A little red birdie has passed on possible release dates for some of Verizon Wireless's most-anticipated smartphones. And since that birdie gave us reliable information before (mainly, the HTC Incredible 2's April 28 debut), we're inclined to believe that the following dates will hold up. So here's what we know.
The HTC Trophy is scheduled to arrive May 12. Verizon promised late least year that it was bringing Windows Phone 7 to its handset stable, but the carrier has yet to show us the goods despite earlier false alarms. Bonnie Cha has reviewed the unlocked GSM version of the Trophy so we at least have a taste of what's to come. Our tipster tells us, however, that Verizon's Trophy will be geared to users of Microsoft's Xbox Live Network.
Also on tap for May 12 is the Motorola Droid X2. As Scott Webster told us on Monday, the handset is an update for the current Moto Droid X. It should offer a 1GHz dual-core Tegra 2 processor with 768MB RAM, but we don't think that it will support Big Red's 4G LTE network. We've expected for a while that the handset would land this spring, and now it looks like it will really happen next Thursday.
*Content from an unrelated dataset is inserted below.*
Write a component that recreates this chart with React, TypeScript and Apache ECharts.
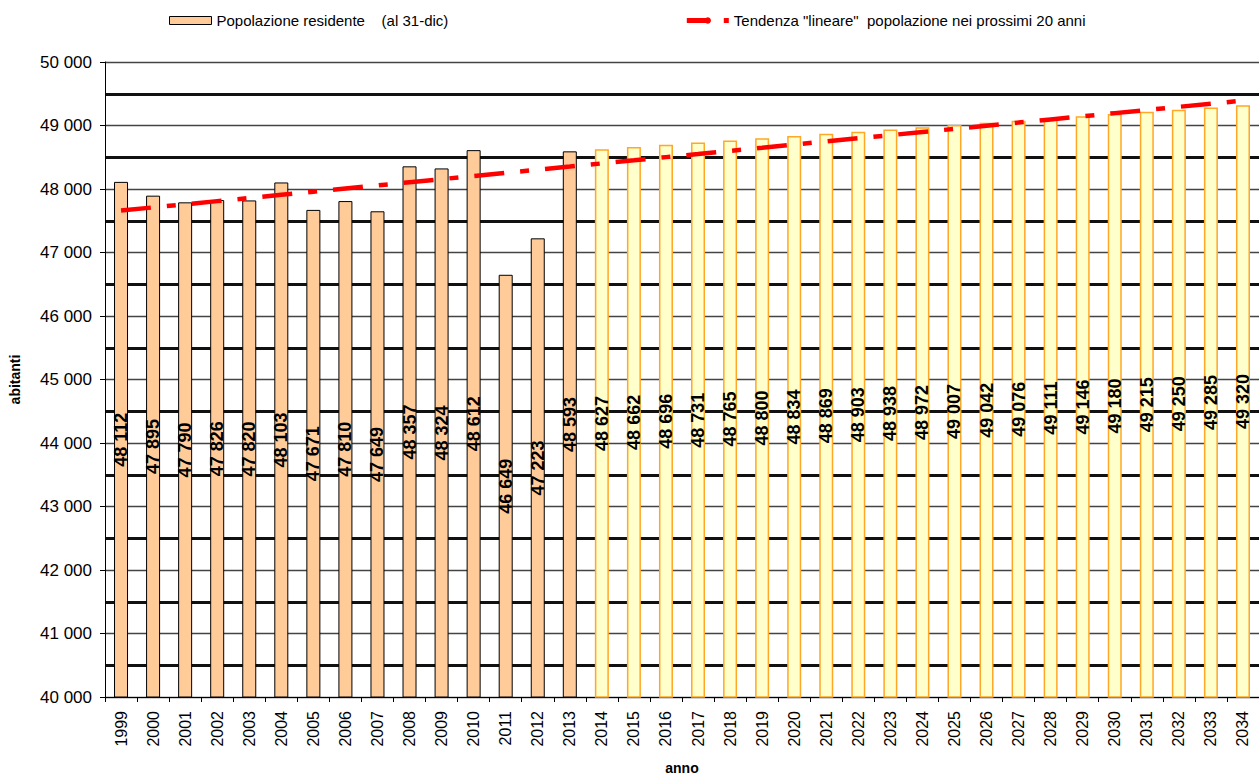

Finally, we should also get the long-awaited LG Revolution on the same day. We first saw the handset way back at CES so it's not an understatement to say that we've been waiting for it on the edge of our seats. As a reminder, the Revolution's features should include Wi-Fi, 4G LTE, a mobile hotspot for up to eight devices, an HDMI port, and HD video.
Jumping ahead two weeks to May 26 (apparently, Verizon really likes its Thursday releases) the Sony Ericsson Xperia Play should finally get its game on. Though the release of the Xperia Play was no surprise last February at Mobile World Congress, it was a shock that Verizon would be one of the first carriers to get it. The first rumored release date of April 14 has since passed and it now looks like early May (the next rumored date) won't happen either. Honestly, by this point we've waited so long and seen it so much that an extra couple of weeks won't really matter. Yet, we will say that Sony Ericsson and Verizon are coming close to making the "PlayStation phone" somewhat irrelevant for the U.S. market.